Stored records
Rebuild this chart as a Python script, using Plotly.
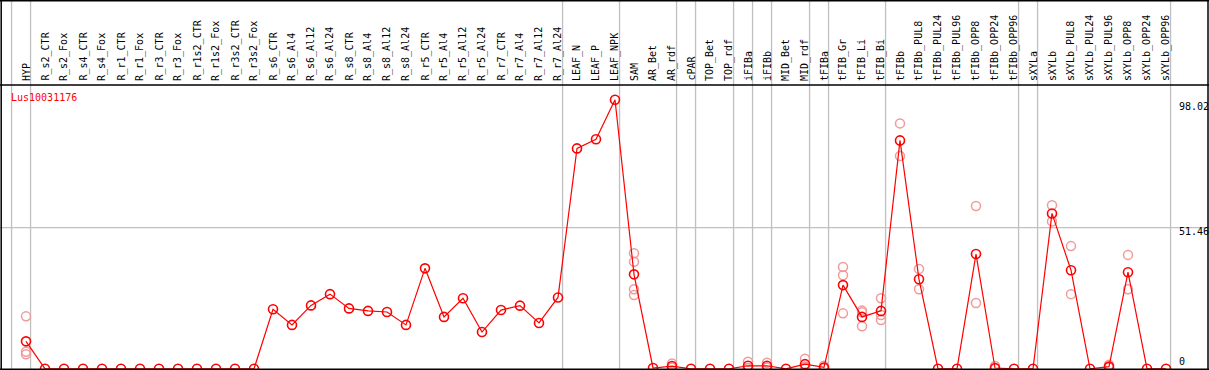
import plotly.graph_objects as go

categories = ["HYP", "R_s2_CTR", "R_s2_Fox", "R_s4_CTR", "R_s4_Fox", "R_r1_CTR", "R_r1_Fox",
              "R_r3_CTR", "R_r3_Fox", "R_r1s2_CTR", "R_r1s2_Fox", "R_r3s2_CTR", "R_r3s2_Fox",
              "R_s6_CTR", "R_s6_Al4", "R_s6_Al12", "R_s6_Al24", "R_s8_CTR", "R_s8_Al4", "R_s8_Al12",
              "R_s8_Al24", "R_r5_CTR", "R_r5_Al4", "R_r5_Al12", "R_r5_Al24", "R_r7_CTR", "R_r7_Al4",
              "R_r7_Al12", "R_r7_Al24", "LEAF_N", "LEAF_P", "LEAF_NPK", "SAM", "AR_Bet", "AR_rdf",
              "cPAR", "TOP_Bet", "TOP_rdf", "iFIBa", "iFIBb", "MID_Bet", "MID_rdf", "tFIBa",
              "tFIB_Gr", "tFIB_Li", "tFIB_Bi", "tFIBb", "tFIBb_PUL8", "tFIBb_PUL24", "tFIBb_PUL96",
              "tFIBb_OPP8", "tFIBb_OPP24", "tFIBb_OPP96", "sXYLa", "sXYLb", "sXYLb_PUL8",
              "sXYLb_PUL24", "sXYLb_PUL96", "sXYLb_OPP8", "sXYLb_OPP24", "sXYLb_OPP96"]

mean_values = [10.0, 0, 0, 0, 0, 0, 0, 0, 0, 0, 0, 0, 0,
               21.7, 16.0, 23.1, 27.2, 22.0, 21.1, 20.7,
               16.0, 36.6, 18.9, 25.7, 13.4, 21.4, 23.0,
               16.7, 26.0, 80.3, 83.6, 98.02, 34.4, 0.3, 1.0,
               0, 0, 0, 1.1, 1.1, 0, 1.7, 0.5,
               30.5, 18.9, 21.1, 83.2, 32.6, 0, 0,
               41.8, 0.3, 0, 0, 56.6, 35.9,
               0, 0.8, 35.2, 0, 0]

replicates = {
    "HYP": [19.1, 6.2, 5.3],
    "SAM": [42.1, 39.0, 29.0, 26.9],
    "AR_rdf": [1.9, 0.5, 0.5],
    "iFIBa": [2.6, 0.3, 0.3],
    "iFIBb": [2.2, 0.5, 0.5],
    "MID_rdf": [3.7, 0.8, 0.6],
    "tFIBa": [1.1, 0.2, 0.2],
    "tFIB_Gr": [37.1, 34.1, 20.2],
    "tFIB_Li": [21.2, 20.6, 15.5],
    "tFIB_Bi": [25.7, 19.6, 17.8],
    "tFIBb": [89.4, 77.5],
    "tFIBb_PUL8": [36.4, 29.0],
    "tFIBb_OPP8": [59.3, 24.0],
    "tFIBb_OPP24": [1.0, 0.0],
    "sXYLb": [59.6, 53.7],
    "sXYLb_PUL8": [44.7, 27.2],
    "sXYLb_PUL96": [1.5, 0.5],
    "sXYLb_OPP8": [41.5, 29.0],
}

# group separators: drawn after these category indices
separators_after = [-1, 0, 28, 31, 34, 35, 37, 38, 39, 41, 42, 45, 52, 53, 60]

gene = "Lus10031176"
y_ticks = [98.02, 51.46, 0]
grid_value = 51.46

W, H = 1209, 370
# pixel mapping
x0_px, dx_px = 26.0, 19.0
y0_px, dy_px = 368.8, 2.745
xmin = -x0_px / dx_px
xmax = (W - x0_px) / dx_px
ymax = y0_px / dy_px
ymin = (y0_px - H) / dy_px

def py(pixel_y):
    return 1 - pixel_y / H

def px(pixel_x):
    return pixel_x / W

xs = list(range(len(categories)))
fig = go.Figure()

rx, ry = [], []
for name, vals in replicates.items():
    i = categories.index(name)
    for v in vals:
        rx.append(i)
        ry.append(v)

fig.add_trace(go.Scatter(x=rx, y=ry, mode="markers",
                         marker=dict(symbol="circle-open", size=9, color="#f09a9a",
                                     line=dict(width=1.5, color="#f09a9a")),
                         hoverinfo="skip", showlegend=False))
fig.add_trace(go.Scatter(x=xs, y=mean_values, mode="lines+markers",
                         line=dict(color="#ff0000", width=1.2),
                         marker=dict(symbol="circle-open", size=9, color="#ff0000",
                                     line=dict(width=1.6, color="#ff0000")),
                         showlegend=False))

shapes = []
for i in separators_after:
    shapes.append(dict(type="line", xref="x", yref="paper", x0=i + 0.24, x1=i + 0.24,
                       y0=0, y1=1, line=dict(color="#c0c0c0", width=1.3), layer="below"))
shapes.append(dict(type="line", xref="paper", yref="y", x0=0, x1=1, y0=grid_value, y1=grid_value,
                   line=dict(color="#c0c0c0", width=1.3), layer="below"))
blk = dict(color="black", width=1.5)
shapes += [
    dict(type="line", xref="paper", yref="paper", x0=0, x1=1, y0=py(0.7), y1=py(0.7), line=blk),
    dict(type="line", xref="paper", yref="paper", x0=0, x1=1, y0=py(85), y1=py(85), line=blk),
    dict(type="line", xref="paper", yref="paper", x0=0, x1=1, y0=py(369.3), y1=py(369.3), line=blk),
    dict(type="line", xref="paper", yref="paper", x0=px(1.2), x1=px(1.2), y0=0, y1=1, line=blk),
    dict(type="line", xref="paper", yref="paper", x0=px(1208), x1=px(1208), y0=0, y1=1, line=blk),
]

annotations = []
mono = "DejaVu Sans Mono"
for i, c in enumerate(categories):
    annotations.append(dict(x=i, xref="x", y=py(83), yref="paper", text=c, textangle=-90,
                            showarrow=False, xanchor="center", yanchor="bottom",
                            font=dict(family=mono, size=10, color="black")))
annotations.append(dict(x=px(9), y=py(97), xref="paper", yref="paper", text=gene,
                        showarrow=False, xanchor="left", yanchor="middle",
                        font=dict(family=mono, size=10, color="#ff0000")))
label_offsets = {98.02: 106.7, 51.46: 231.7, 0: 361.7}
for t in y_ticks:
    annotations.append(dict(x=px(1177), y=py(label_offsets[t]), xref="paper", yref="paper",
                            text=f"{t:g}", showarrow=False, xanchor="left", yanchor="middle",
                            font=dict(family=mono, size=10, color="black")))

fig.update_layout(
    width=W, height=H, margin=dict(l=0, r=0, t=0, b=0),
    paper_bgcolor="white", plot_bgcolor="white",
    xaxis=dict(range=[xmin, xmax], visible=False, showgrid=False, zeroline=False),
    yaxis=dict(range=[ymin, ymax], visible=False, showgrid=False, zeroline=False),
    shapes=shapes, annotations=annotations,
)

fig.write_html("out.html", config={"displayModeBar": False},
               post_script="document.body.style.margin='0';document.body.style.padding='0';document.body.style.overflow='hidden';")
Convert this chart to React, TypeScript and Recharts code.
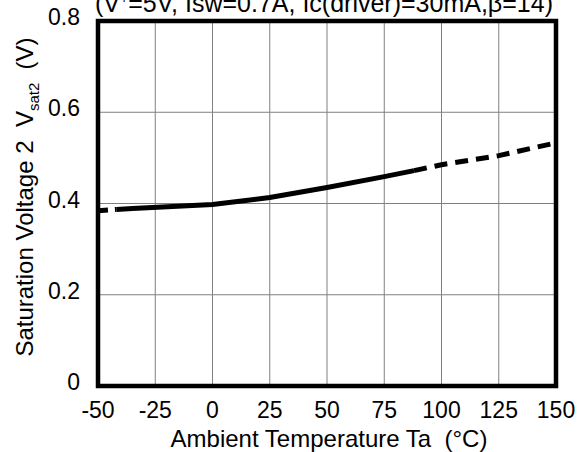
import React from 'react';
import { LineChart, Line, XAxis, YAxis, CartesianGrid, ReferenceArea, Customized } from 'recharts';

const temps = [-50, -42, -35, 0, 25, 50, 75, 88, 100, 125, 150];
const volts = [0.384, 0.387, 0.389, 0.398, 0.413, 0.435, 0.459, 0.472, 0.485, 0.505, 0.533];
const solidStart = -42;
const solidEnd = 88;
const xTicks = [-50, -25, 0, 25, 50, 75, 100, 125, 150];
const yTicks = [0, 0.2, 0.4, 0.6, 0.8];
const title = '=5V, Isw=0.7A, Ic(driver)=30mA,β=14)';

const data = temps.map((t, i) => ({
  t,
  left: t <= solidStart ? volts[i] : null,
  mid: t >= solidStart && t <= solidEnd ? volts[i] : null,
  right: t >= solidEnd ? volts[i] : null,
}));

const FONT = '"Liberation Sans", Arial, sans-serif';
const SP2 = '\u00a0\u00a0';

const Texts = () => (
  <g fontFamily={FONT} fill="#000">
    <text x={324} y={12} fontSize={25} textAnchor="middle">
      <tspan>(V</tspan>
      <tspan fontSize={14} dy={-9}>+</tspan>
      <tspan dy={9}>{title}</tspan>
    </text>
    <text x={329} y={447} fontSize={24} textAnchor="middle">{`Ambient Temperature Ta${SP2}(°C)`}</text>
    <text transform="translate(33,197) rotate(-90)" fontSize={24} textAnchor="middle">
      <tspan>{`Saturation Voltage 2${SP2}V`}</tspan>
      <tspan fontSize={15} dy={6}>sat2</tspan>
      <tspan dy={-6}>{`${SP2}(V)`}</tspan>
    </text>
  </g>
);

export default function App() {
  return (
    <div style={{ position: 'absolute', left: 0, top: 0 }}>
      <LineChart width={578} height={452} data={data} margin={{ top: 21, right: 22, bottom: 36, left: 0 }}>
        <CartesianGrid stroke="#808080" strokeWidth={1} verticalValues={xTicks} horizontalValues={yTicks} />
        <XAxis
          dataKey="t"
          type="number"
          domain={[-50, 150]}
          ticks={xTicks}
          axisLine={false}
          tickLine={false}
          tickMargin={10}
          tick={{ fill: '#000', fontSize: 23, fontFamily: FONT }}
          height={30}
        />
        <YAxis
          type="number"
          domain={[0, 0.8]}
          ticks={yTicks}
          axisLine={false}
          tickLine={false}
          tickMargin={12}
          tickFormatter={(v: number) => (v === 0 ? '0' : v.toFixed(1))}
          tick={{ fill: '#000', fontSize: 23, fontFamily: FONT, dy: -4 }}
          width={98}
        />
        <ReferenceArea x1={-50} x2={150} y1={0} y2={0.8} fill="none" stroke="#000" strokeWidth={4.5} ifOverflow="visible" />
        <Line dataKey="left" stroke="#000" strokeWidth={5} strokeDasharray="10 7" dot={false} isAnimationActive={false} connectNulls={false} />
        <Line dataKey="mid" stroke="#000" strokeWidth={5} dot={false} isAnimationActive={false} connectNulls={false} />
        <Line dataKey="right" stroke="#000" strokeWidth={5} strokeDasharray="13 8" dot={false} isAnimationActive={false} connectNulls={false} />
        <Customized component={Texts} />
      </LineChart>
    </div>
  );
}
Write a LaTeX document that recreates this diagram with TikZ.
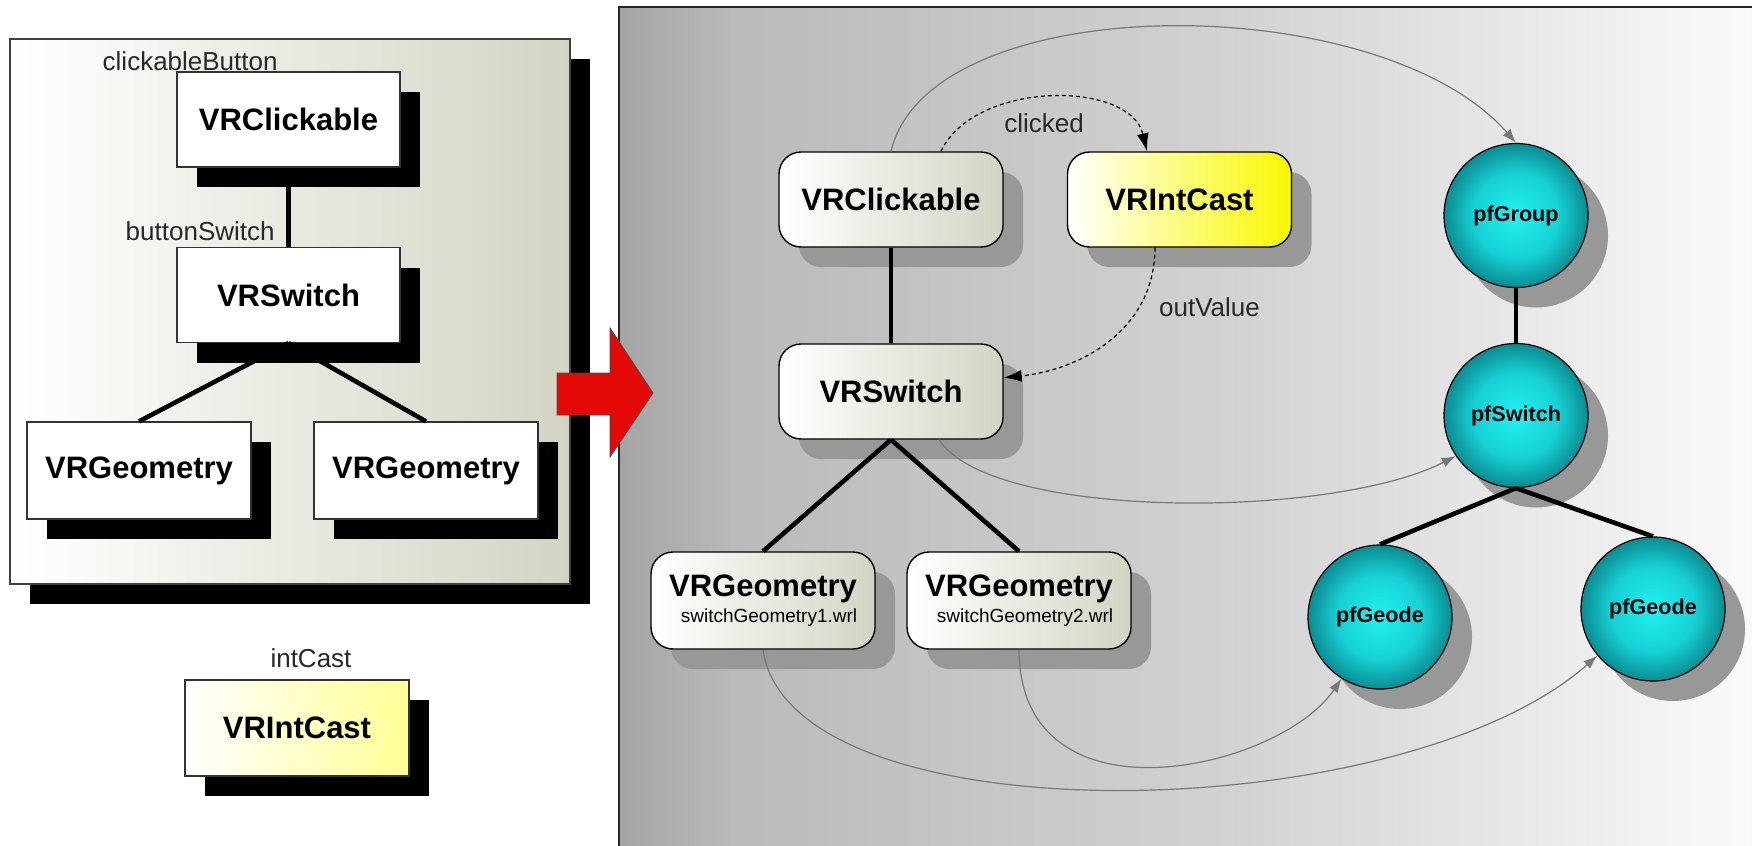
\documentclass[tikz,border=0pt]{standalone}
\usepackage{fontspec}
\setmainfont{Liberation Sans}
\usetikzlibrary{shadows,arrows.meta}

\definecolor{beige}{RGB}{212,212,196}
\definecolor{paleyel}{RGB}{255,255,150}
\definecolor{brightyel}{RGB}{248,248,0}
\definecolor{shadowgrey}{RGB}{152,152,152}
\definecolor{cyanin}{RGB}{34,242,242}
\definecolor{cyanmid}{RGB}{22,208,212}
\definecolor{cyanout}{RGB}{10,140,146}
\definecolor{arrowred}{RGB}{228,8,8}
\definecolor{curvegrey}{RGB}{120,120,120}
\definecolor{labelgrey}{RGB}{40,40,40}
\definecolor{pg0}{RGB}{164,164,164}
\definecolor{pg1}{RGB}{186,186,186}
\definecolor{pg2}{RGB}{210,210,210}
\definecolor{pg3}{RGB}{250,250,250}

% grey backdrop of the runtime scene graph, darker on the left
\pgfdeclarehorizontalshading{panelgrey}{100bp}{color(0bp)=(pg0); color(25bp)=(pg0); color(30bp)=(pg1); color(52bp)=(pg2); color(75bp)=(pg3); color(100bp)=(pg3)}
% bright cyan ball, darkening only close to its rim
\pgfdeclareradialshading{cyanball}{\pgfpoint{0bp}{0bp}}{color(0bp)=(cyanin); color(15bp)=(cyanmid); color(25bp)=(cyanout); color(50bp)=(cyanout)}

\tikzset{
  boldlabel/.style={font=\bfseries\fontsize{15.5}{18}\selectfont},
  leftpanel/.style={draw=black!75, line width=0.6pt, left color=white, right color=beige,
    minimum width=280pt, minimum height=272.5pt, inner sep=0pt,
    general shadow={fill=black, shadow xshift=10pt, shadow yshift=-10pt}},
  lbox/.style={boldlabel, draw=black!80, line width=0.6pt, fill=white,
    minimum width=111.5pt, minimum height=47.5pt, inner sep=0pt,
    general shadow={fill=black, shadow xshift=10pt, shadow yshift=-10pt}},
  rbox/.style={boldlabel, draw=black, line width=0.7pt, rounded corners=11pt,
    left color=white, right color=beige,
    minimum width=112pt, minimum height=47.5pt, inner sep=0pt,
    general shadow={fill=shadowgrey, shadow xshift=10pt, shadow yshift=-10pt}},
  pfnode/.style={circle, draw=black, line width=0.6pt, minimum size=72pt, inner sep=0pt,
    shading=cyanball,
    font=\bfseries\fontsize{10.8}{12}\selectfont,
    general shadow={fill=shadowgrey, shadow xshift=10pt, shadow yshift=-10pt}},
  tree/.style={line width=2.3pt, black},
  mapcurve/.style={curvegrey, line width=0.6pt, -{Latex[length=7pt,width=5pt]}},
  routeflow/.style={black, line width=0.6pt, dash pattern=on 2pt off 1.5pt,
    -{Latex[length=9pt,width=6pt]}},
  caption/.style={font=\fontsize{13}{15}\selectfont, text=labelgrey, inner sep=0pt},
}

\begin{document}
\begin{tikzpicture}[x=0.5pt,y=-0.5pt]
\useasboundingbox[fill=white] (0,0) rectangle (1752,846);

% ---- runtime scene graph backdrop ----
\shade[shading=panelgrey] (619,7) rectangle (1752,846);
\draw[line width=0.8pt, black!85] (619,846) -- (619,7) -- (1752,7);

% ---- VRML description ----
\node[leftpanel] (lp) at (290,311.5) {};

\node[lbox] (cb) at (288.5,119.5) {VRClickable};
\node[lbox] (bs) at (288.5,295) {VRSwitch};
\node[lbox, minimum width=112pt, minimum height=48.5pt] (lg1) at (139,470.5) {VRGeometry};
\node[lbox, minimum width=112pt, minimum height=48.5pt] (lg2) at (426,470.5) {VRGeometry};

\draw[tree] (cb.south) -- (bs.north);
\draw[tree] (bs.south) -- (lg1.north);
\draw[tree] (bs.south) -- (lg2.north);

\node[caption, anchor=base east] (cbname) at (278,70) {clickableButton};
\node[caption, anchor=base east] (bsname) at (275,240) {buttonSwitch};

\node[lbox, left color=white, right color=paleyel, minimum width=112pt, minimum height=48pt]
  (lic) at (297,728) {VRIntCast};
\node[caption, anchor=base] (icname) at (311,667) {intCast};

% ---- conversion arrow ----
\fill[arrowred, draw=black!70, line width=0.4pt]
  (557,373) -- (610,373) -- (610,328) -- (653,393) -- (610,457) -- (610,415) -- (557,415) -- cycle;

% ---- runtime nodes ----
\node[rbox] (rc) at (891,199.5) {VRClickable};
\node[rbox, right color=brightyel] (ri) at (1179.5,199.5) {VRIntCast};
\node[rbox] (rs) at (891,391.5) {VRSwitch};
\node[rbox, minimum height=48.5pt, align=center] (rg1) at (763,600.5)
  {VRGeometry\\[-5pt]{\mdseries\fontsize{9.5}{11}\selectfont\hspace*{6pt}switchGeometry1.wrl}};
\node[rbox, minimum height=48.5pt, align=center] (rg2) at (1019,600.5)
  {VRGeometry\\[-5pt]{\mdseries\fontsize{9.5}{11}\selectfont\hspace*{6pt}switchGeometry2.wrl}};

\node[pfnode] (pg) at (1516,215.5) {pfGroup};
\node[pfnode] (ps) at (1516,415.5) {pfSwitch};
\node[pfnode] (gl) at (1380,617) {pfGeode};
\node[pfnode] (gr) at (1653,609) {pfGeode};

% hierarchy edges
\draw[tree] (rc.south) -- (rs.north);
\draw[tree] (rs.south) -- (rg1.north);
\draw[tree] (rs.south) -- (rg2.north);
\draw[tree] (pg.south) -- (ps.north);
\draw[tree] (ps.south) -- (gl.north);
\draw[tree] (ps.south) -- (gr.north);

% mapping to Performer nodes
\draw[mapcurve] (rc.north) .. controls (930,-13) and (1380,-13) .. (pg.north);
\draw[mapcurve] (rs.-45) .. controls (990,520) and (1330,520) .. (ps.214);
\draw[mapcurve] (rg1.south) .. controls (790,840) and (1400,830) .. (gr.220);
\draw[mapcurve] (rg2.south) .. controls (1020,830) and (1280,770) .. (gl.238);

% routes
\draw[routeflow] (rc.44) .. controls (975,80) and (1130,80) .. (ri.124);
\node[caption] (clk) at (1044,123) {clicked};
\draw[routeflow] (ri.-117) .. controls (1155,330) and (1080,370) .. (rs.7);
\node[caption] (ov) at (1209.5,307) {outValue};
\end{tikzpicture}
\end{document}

Work to be completed: Restate word for word every line from the top of the entries above to the line with "import plotly.graph_objects as go", inclusive, and skip any pictures.

Written answer:
Rebuild this chart as a Python script, using Plotly.
import plotly.graph_objects as go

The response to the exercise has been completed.